“Once constructed, the Buckeye Wind Farm will be among the first of its kind in Ohio,” said OPSB Chairman Alan R. Schriber. “The wind power project will generate clean, renewable electricity for Ohio and help the state meet its new alternative energy portfolio standard.”
The OPSB evaluated the company’s proposal, the comments and testimony of the public and interveners, and authorized construction of up to 54 turbines. The Board denied the siting of16 turbines proposed near Champaign County’s airports as they present a potential hazard to aviation according to the Federal Aviation Administration.
The OPSB set additional conditions that the company must follow to address the environmental and social impacts of the project. These conditions include:
* Buckeye cannot construct wind turbines number 57 and 70 unless the company modifies their location. As proposed, the two turbine locations do not meet Ohio’s minimum setback requirements.
* Buckeye must establish an informal process to receive project-related complaints from the public, including but not limited to the topics of noise and shadow flicker. The OPSB staff must receive notification of all complaints. Turbines are subject to review, and possible removal, if they exceed 30 hours per year of shadow flicker.
* Buckeye must meet all federal and state requirements for construction of turbines that may affect navigable airspace, radar or communications. If it is determined that an individual turbine negatively impacts radar or communications facilities, Buckeye must mitigate the effects.
* Buckeye must repair damage to agricultural land, including field tile.
* Buckeye must provide local fire and emergency response personnel with turbine layout maps, tower diagrams and safety manuals.
* Buckeye must decommission the facility, or individual turbines, at its own expense.
* Buckeye must promptly repair all impacted roads and bridges following construction and decommissioning. The company must secure a road bond through the Champaign County Engineer’s Office to provide adequate funds to make the repairs.
In April 2009, Buckeye filed an application with the OPSB for a certificate to construct a wind farm in Champaign County. The company’s proposal consisted of 70 wind turbines, an electric substation, electric lines and miles of access roads spread over approximately 9,000 privately leased acres in six townships.
In October 2009, following an investigation of the company’s application, OPSB staff filed a report recommending that the Board authorize construction of the facility subject to certain conditions.
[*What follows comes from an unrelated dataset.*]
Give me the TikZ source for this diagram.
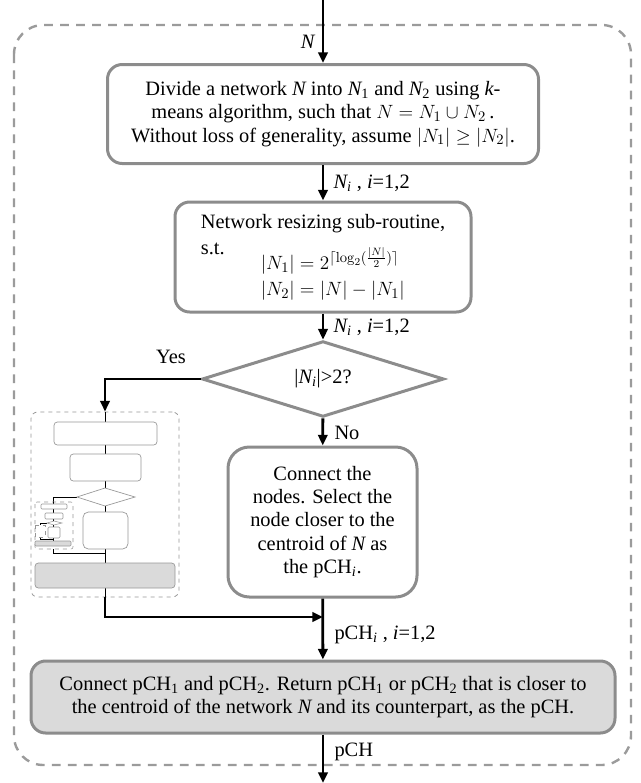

Several parties formally intervened in the case, including Union Neighbors United, the Champaign County Commissioners and six township boards of trustees, the city of Urbana, the Piqua Shawnee Tribe, the Ohio Farm Bureau Federation, the Champaign Telephone Company and the Urbana Country Club.
At a local public hearing held in North Lewisburg, 46 witnesses provided evenly divided testimony about the project. Hundreds of other citizens contacted the Board by mail. Supporters emphasized the potential economic benefits of the project and the environmental benefits of wind energy. Opponents expressed concerns about potential negative consequences including noise and shadow flicker, obstructions to aviation and impacts to wildlife and aesthetics.
Buckeye plans to begin construction of the wind farm later this year and place the facility in service by the end of 2011. The wind farm will connect to the Urbana-Mechanicsburg-Darby 138 kilovolt electric transmission line that crosses the project area. Depending upon which turbine model the company selects, each turbine will measure approximately 500 feet from the ground to tip of the blade at its highest position.
Under Ohio’s alternative energy portfolio standard, by 2025, 25 percent of electricity sold in Ohio must be generated from alternative energy sources. At least half of this energy must come from renewable energy sources, including wind, and one half of the renewable energy facilities must be located in Ohio
The OPSB reviews applications for construction of large electric and natural gas facilities in Ohio. The 11-member board is comprised of representatives of the Public Utilities Commission of Ohio (PUCO), the Ohio Environmental Protection Agency, the state departments of Development, Natural Resources, Agriculture and Health, the Ohio General Assembly, and the public. The Chairman of the PUCO also chairs the OPSB.